NOTE: Since the function is undocumented, it may change or be removed at any time.
I have found a nice solution on File Exchange: catstruct.
Without testing the performance I can say that it did exactly what I wanted.
It can deal with duplicate fields of course.
Here is how it works:
a.f1 = 1;
a.f2 = 2;
b.f2 = 3;
b.f4 = 4;
s = catstruct(a,b)
Will give
s =
f1: 1
f2: 3
f3: 4
I don't think you can handle conflicts well w/o a loop, nor do I think you'd need to avoid one. (although I suppose efficiency could be an issue w/ many many fields...)
I use a function I wrote a few years back called setdefaults.m, which combines one structure with the values of another structure, where one takes precedence over the other in case of conflict.
% SETDEFAULTS sets the default structure values
% SOUT = SETDEFAULTS(S, SDEF) reproduces in S
% all the structure fields, and their values, that exist in
% SDEF that do not exist in S.
% SOUT = SETDEFAULTS(S, SDEF, OVERRIDE) does
% the same function as above, but if OVERRIDE is 1,
% it copies all fields of SDEF to SOUT.
function sout = setdefaults(s,sdef,override)

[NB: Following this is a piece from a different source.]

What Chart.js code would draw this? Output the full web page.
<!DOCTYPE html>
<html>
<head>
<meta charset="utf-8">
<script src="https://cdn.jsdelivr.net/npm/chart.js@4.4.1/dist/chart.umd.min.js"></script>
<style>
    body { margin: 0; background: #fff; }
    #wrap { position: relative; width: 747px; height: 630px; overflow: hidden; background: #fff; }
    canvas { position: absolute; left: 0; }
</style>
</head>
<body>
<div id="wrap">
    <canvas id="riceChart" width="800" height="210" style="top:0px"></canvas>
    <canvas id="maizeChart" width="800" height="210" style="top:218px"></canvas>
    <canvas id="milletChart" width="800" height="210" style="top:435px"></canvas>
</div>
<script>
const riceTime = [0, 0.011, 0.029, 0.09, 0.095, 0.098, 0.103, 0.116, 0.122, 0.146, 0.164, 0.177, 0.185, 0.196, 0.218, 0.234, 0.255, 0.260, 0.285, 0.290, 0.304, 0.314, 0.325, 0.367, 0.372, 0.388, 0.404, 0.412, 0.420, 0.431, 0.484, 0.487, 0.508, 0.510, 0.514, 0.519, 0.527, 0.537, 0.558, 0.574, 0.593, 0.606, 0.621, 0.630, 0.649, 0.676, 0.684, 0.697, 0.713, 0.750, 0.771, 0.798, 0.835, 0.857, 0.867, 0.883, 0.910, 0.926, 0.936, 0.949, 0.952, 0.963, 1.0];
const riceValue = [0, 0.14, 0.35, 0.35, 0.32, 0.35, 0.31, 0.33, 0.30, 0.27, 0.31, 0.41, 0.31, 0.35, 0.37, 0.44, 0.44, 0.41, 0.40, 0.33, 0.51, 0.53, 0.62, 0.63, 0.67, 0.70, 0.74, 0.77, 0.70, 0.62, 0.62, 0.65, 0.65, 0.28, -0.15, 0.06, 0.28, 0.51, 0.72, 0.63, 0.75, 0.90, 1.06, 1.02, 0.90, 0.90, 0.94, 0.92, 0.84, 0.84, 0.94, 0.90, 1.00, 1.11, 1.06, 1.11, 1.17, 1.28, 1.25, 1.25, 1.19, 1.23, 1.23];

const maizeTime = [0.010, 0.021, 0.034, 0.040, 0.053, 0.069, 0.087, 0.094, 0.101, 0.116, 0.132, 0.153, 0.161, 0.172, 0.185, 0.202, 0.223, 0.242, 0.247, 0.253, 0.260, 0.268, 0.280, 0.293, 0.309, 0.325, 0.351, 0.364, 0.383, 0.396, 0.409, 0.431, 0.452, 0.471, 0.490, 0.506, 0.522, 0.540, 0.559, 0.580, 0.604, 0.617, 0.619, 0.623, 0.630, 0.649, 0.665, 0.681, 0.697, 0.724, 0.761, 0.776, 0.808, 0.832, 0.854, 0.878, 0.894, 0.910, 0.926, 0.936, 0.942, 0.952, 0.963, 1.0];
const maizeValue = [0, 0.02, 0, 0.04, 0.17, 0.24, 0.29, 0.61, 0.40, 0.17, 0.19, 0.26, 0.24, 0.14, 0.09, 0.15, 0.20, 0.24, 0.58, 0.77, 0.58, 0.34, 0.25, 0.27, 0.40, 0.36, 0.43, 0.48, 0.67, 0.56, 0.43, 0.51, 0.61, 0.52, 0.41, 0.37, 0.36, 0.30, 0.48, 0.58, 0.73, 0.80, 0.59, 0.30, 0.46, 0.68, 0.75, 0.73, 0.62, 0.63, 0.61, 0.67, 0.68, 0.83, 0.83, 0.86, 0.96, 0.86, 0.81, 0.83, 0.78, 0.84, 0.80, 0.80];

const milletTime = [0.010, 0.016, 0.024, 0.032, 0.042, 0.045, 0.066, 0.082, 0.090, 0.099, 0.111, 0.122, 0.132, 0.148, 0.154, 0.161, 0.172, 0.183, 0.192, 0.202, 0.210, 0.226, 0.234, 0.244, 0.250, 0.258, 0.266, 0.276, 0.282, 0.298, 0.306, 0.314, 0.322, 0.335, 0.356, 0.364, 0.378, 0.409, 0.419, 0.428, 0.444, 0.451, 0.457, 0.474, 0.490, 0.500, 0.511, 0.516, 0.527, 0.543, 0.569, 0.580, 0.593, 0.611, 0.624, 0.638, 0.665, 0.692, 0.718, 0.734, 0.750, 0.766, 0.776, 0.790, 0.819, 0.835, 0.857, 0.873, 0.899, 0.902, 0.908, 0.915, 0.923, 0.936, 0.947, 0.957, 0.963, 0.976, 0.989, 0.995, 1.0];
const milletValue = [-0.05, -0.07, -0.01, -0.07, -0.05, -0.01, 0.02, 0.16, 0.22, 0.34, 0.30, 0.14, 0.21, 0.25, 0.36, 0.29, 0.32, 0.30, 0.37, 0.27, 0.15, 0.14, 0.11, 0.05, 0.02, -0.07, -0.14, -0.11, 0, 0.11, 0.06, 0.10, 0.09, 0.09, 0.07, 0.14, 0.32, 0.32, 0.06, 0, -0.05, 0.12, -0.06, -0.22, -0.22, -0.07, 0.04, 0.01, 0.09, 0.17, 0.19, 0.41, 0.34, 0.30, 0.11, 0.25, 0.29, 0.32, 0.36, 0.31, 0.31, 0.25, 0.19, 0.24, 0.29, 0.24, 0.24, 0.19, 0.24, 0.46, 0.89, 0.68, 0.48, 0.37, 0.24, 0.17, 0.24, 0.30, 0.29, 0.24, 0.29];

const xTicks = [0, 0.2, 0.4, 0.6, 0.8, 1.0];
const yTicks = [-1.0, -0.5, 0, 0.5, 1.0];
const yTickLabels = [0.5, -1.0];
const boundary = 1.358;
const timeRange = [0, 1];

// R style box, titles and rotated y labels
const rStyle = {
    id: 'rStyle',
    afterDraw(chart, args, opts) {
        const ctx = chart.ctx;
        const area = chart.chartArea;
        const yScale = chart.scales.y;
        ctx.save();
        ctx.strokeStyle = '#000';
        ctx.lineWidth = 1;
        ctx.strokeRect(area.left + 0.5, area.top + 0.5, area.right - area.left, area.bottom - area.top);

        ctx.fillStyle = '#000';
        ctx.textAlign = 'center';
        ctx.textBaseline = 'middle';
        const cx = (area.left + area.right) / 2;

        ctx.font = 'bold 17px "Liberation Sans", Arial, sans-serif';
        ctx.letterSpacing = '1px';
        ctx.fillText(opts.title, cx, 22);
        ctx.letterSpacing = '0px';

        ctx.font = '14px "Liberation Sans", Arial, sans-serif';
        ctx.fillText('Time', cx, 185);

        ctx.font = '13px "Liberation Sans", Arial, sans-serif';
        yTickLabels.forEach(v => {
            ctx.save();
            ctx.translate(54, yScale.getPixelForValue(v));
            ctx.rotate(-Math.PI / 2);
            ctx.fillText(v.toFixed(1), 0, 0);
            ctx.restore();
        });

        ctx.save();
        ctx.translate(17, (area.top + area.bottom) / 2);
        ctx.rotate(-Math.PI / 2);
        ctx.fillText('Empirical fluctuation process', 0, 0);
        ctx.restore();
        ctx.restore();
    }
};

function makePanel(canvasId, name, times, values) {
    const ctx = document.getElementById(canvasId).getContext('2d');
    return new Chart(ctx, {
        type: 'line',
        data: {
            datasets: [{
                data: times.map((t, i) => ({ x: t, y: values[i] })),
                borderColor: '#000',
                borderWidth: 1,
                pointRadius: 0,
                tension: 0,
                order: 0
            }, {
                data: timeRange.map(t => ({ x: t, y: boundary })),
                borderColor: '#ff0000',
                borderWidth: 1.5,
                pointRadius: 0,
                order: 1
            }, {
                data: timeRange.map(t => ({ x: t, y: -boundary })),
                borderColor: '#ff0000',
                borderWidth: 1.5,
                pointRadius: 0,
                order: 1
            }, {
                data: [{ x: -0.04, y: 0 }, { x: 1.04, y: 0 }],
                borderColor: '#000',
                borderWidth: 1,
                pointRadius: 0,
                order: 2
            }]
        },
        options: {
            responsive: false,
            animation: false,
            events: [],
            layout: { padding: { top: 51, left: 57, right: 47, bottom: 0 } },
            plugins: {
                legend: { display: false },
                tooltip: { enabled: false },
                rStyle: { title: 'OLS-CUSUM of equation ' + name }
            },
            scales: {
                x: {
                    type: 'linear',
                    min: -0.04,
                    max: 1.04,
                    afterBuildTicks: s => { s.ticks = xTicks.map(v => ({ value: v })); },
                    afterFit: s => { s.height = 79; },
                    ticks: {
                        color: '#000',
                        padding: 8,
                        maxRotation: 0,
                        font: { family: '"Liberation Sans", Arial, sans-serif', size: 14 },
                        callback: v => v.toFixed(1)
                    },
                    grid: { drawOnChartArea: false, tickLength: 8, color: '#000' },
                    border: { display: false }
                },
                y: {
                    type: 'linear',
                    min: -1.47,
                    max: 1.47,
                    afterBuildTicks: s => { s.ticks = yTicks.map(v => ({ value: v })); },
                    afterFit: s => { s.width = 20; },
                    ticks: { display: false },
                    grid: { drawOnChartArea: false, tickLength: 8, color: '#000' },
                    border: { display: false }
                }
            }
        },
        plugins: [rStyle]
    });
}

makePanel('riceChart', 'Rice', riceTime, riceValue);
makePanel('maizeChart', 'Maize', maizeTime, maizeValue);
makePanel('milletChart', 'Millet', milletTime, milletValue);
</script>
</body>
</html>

if (not(exist('override','var')))
override = 0;
end
sout = s;
for f = fieldnames(sdef)'
cf = char(f);
if (override | not(isfield(sout,cf)))
sout = setfield(sout,cf,getfield(sdef,cf));
end
end
Now that I think about it, I'm pretty sure that the "override" input is unnecessary (you can just switch the order of the inputs) though I'm not 100% sure of that... so here's a simpler rewrite (setdefaults2.m):
% SETDEFAULTS2 sets the default structure values
% SOUT = SETDEFAULTS(S, SDEF) reproduces in S
% all the structure fields, and their values, that exist in
% SDEF that do not exist in S.
function sout = setdefaults2(s,sdef)
sout = sdef;
for f = fieldnames(s)'
sout = setfield(sout,f{1},getfield(s,f{1}));
end
and some samples to test it:
>> S1 = struct('a',1,'b',2,'c',3);
>> S2 = struct('b',4,'c',5,'d',6);
>> setdefaults2(S1,S2)
ans =
b: 2
c: 3
d: 6
a: 1
>> setdefaults2(S2,S1)
ans =
a: 1
b: 4
c: 5
d: 6
In C, a struct can have another struct as one of it's members. While this isn't exactly the same as what you're asking, you could end up either with a situation where one struct contains another, or one struct contains two structs, both of which hold parts of the info that you wanted.

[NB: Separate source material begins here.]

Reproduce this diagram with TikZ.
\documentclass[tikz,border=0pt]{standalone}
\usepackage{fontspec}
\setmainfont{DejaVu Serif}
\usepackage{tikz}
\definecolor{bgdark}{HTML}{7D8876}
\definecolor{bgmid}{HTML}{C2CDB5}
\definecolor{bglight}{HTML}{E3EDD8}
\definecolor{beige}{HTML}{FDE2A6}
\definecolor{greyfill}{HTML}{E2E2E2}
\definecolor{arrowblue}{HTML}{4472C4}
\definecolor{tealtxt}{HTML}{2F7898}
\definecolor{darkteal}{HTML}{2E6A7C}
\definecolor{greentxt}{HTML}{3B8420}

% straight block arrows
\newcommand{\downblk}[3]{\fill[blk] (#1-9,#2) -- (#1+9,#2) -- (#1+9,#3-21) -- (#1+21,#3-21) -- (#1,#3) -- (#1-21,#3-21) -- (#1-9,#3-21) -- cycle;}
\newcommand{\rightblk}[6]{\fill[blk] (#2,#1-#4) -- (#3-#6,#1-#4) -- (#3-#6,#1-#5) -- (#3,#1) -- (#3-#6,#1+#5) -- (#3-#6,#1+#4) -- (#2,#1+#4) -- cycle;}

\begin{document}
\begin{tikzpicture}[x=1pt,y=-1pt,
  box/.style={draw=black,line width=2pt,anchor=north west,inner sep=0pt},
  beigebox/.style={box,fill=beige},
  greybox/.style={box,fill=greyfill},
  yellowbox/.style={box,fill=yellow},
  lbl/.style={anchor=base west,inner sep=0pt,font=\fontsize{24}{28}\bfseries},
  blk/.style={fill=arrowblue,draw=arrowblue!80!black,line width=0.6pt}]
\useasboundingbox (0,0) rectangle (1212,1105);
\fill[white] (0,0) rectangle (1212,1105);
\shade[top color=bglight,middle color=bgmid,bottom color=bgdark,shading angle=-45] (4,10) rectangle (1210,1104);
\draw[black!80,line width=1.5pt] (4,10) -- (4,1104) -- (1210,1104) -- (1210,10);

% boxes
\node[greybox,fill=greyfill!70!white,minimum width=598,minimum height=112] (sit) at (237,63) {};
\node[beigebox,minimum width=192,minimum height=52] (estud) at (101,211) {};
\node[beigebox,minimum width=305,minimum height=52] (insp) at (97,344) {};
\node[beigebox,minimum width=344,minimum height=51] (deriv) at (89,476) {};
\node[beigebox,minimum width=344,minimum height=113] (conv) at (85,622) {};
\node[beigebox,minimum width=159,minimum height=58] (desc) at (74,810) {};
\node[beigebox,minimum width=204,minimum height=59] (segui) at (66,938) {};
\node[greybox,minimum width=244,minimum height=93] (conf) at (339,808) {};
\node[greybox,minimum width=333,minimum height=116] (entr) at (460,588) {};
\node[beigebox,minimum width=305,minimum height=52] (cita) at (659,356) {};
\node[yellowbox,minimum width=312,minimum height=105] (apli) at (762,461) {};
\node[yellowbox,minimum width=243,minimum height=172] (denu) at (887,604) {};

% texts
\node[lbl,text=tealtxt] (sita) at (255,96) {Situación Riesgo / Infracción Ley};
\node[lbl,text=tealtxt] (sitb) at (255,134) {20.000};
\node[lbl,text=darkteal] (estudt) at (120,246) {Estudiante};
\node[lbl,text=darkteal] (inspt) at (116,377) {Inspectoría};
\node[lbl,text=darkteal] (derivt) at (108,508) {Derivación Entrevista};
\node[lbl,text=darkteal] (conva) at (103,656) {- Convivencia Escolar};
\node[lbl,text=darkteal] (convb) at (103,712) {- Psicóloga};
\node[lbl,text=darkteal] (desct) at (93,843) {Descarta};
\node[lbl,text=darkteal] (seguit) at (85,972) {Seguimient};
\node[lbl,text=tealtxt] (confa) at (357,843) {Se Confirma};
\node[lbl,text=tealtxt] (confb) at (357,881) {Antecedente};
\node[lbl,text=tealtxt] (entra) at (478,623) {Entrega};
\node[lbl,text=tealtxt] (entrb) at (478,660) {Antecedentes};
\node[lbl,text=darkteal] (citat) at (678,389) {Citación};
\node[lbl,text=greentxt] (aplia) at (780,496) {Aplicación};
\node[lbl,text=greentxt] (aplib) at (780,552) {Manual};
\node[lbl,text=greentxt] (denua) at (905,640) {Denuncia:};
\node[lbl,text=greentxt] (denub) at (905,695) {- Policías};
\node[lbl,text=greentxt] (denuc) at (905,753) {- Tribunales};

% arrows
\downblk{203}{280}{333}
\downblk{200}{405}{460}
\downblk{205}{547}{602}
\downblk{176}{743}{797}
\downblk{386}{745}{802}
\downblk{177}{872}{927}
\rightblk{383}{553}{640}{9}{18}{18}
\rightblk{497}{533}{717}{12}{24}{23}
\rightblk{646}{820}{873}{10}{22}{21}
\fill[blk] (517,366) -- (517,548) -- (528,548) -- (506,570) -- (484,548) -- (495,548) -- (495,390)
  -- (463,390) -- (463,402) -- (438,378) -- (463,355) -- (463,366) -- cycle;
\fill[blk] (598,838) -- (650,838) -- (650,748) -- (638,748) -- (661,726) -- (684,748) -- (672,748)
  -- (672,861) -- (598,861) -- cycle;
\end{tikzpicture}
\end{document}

psuedocode: i don't remember the actual syntax.
A.field1 = 1;
A.field2 = 'a';
A.field3 = struct B;
to access:
A.field3.field4;
or something of the sort.
Or you could have struct C hold both an A and a B:
C.A = struct A;
C.B = struct B;
with access then something like
C.A.field1;
C.A.field2;
C.B.field3;
C.B.field4;
hope this helps!
EDIT: both of these solutions avoid naming collisions.
Also, I didn't see your matlab tag. By convention, you should want to edit the question to include that piece of info.